Из древнерусских переводов "Номоканона" по книге Н.С. Пушкарёвой "А се грехи злые, смертные":
"Содомский грех — 3 года (епитимии).
Мужеложество — 3 года".
"Если содомский блуд сотворил, в свой проход или в чужой... епитимьи — 3 лета или 4".
"Если содомский блуд сотворил, епитимьи — 3 лета".
Нетрудно догадаться, что выдержать подобное мог далеко не каждый человек, поэтому в "содомском грехе" никто не торопился признаваться сразу после совершения, и даже если общественность что-то подозревала, грешник отказывался признаться.
Обычно признание происходило уже на смертном одре, когда наложение епитимии было практически не возможно, а священник отпускал любые грехи просто на том основании, что грешник признаётся и утверждает, что раскаивается.
Литература об однополых отношениях, которую читали в Средние века
Европа
Несмотря на то, что Библия и вообще христианская литература говорит об однополых отношениях весьма подробно, многим читателям этого было не достаточно, и они обращались к античной литературе.
Популярными были такие тексты как (список далеко не полный!!!):
— Сочинения Платона
(в повести цитируется диалог "Пир");
— Сочинения Плутарха, Арриана и др. об Александре Македонском, поскольку отношения Александра с Гефестионом были весьма примечательны
(греческий перевод книги Арриана "Поход Александра" в реальности читали юному Мехмеду, а в повести именно эту книгу лениво перелистывает Раду);
— Сочинения Лукиана из Самосаты
(в повести пересказывается диалог "Токсарид, или Дружба").

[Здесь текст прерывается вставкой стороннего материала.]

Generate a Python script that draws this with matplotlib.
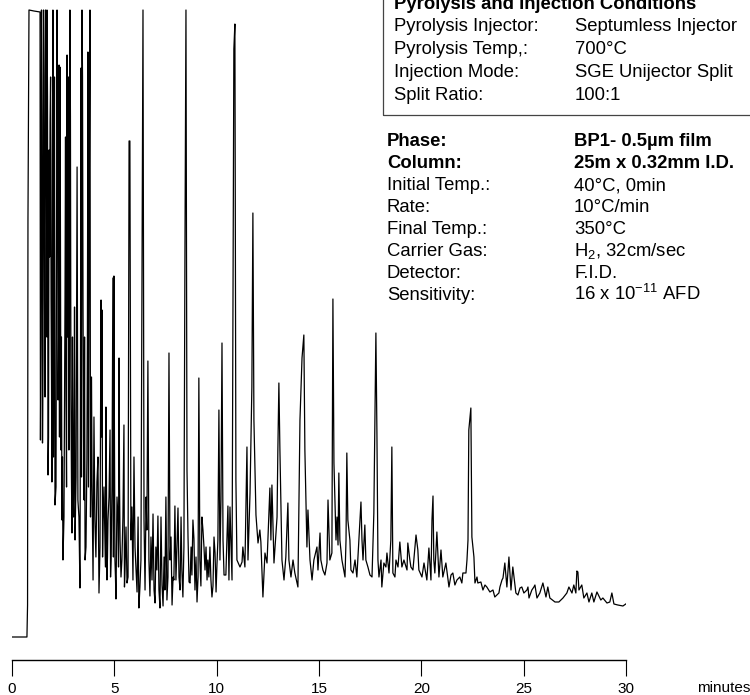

О том, насколько популярны были эти сочинения, свидетельствует тот факт, что они дошли до нас почти полностью в отличие, например, от поэзии Сапфо и Алкея.
Ближний и Средний Восток
Если в Европе однополым отношениям было посвящено больше прозаических текстов, чем поэтических, то в мусульманских странах Ближнего и Среднего Востока на эту тему, в первую очередь, слагались стихи.
Большинство поэтов в арабоязычной, персоязычной и тюркоязычной поэзии обращались к этой теме, не выделяя её в отдельное направление, а стихи на эту тему в поэтических сборниках не выделялись в отдельный раздел и просто перемежались с другими стихами.
Например, среди стихов Омара Хаяма порой можно встретить вот такие:
Кумир мой, вылепил тебя таким гончар,
Что пред тобой луна своих стыдится чар,
Другие к празднику себя пусть украшают,
Ты — праздник украшать собой имеешь дар.
Стихотворение шутливое, поскольку кумиром можно посчитать либо юношу, вылепленного Создателем, либо винный кувшин, слепленный гончаром. И юноша, и кувшин способны одинаково украсить собой праздник.
* * *
Блажен, кто на ковре сверкающего луга,
Пред кознями небес не ведая испуга,
Потягивает сок благословенных лоз
И гладит бережно душистый локон друга.
* * *
С кумиром пей, Хаям, и не тужи о том,
Что завтра встретишь смерть ты на пути своём,
Считай, что ты вчера уже простился с жизнью,
А нынче насладись любовью и вином.
Стихотворение тоже шутливое, ведь здесь опять не ясно, юноша это или кувшин с вином.
* * *
О виночерпий, глянь — пленительны цветы!
Недолго длится миг бесценной красоты...
Так лучше пей вино и рви цветы, мой милый,
Неделя пролетит — и прах увидишь ты.
Султан Мехмед Фатих, сочиняя стихи о своих возлюбленных, в этом смысле шёл в ногу с общей традицией.